Here are some of the must-sees in today’s Luxor:
Karnak is the largest temple complex in the whole world. It’s a beautiful and awe-inspiring collection of temples, statues, pillars, obelisks, chapels, and other buildings, and I’ve spent a lot of time over-enthusiastically guiding tourists through this place.
+ True story: when French excavators came to the Karnak temple in the early 1900s, they wondered, “Hmm. This has been covered by desert for the past thousands of years. How do we get rid of the sand? It’s going to take us decades.” One smart-ass came up with an idea: they would break the barriers of the Nile and let the flooding water do the job. Uh….. really? That was your genius plan? The water did rush in (you can still see the marks in the entrance from how far up the water reached), cleaned out the sand – and also cleaned off all the ancient colouring used in the unique, intricate hieroglyphs…. Noooooo! Lost forever!

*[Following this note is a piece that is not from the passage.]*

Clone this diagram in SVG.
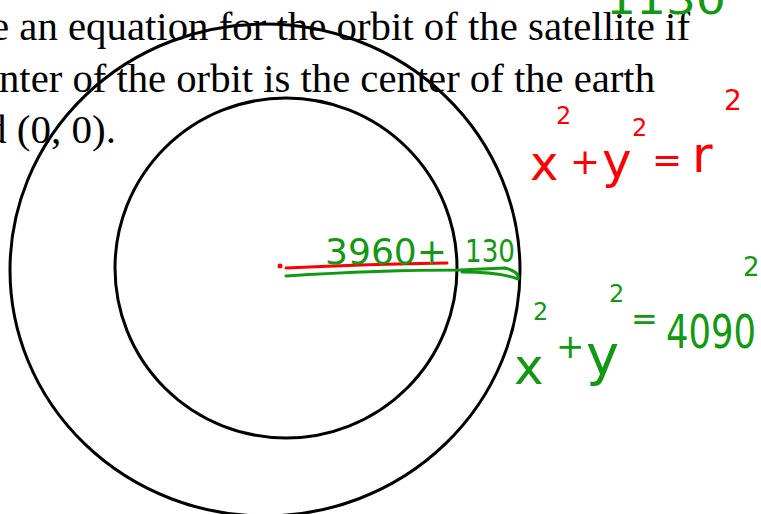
<svg xmlns="http://www.w3.org/2000/svg" width="761" height="514" viewBox="0 0 761 514">
<style>
.print{font-family:"Liberation Serif","Times New Roman",serif;font-size:40px;fill:#000}
.orbit{fill:none;stroke:#000;stroke-width:3}
.g{font-family:"DejaVu Sans","Noto Sans",sans-serif;fill:#119911}
.r{font-family:"DejaVu Sans","Noto Sans",sans-serif;fill:#ff0000}
</style>
<rect width="761" height="514" fill="#fff"/>
<g id="question">
<text class="print" x="-9" y="40" textLength="699" lengthAdjust="spacingAndGlyphs">e an equation for the orbit of the satellite if</text>
<text class="print" x="-1" y="92" textLength="656" lengthAdjust="spacingAndGlyphs">nter of the orbit is the center of the earth</text>
<text class="print" x="-14" y="143" textLength="130" lengthAdjust="spacingAndGlyphs">d (0, 0).</text>
</g>
<g id="orbit">
<ellipse class="orbit" cx="265" cy="270" rx="255" ry="246"/>
</g>
<g id="earth">
<ellipse class="orbit" cx="286" cy="268" rx="171" ry="170"/>
</g>
<g id="radius">
<circle cx="280" cy="266" r="2.5" fill="#ff0000"/>
<path d="M286 268 Q370 264 447 263" fill="none" stroke="#ff0000" stroke-width="3" stroke-linecap="round"/>
<path d="M286 276 Q380 270 460 270 L505 268 Q520 272 518 279 Q500 272 462 272" fill="none" stroke="#119911" stroke-width="3" stroke-linecap="round" stroke-linejoin="round"/>
<text class="g" x="325" y="264" font-size="36" textLength="122" lengthAdjust="spacingAndGlyphs">3960+</text>
<text class="g" x="465" y="262" font-size="32" textLength="50" lengthAdjust="spacingAndGlyphs">130</text>
</g>
<g id="top-note">
<text class="g" x="606" y="14" font-size="40" textLength="120" lengthAdjust="spacingAndGlyphs">1130</text>
</g>
<g id="eq-red">
<text class="r" x="530" y="180" font-size="48">x</text>
<text class="r" x="556" y="124" font-size="24">2</text>
<text class="r" x="570" y="174" font-size="36">+</text>
<text class="r" x="602" y="178" font-size="50">y</text>
<text class="r" x="632" y="136" font-size="24">2</text>
<text class="r" x="652" y="172" font-size="36">=</text>
<text class="r" x="692" y="172" font-size="50">r</text>
<text class="r" x="724" y="110" font-size="28">2</text>
</g>
<g id="eq-green">
<text class="g" x="514" y="384" font-size="50">x</text>
<text class="g" x="533" y="320" font-size="24">2</text>
<text class="g" x="556" y="358" font-size="34">+</text>
<text class="g" x="586" y="374" font-size="56">y</text>
<text class="g" x="609" y="302" font-size="24">2</text>
<text class="g" x="631" y="330" font-size="32">=</text>
<text class="g" x="666" y="348" font-size="46" textLength="90" lengthAdjust="spacingAndGlyphs">4090</text>
<text class="g" x="743" y="276" font-size="26">2</text>
</g>
</svg>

I hope that smart-ass got fired.
This is another huge temple on the east bank of Luxor; an absolutely gorgeous temple of worship.
*Crap, I forgot all of my funny anecdotes about Luxor Temple… Skip to pictures.
Mortuary temple of Hatshepsut
Hatshepsut was one of the most fierce and fascinating queens of ancient Egypt. She is in fact one of the most successful pharaohs overall, and her reign longer than any another woman in an Egyptian dynasty. Hatshepsut is thought to be the world’s first botanic, and the first ever to travel the seas to just explore rather than conquer or fight wars.
Over at the West Bank where the dead lie, we find her mortuary temple which is dedicated to the god Amon-Ra and is one of the most magnificent remaining monuments of Ancient Egypt.
Valley of the Kings
I still get chills thinking about this place…
Just to give you the basics: in the Old Kingdom the pharaohs liked to build pyramids as their final resting place, thinking “the closer to the sun (Amon-Ra), the better.”
Turns out pyramids are really easy to spot for tomb robbers. You can’t expect to live happily in the afterlife if someone has stolen all the gold in your tomb, now can you? So in the New Kingdom, the pharaohs figured out that it was best to hide their burial chambers a little better. And so the Valley of the Kings was built, one grave at a time. They dug waaaayyy down into the ground and decorated the walls with stunning hieroglyphs, and filled the whole thing up with gold. It was believed that everything that you were buried with, you would take with you on the boat over to the afterlife, and kings needed to bring all their gold, of course…. Way more practical than clothes and shoes.
Can you imagine the period of time at the turn of the 20th century when European archeologists starting discovering these graves? We’re talking more gold in one single grave than a small country can ever hope to spend in a lifetime. The most famous grave in the Valley of the Kings is the one most recently excavated: Tutankhamon, which was discovered in 1922 by Howard Carter. They’re still digging around in the area, though, and new chambers in the valley was discovered in 2005 and in 2008.
People – this place is so majestic and so goose-bump inducing. Going down into these graves with the most amazing hieroglyphs and paintings, and finding a sarcophagus… knowing that a mummy has been in there for thousands of years… and here we are studying it. It is the weirdest feeling. I’m in awe of this place.
Cameras are prohibited in the Valley of the Kings, so I don’t have any pictures myself. But here are a couple I found laying around on the Internet for you to take a look 😉
…and of course, lastly, the Nile.
What’s your favorite photo from Luxor? Have you ever been there, and if so, what monument did you enjoy the most?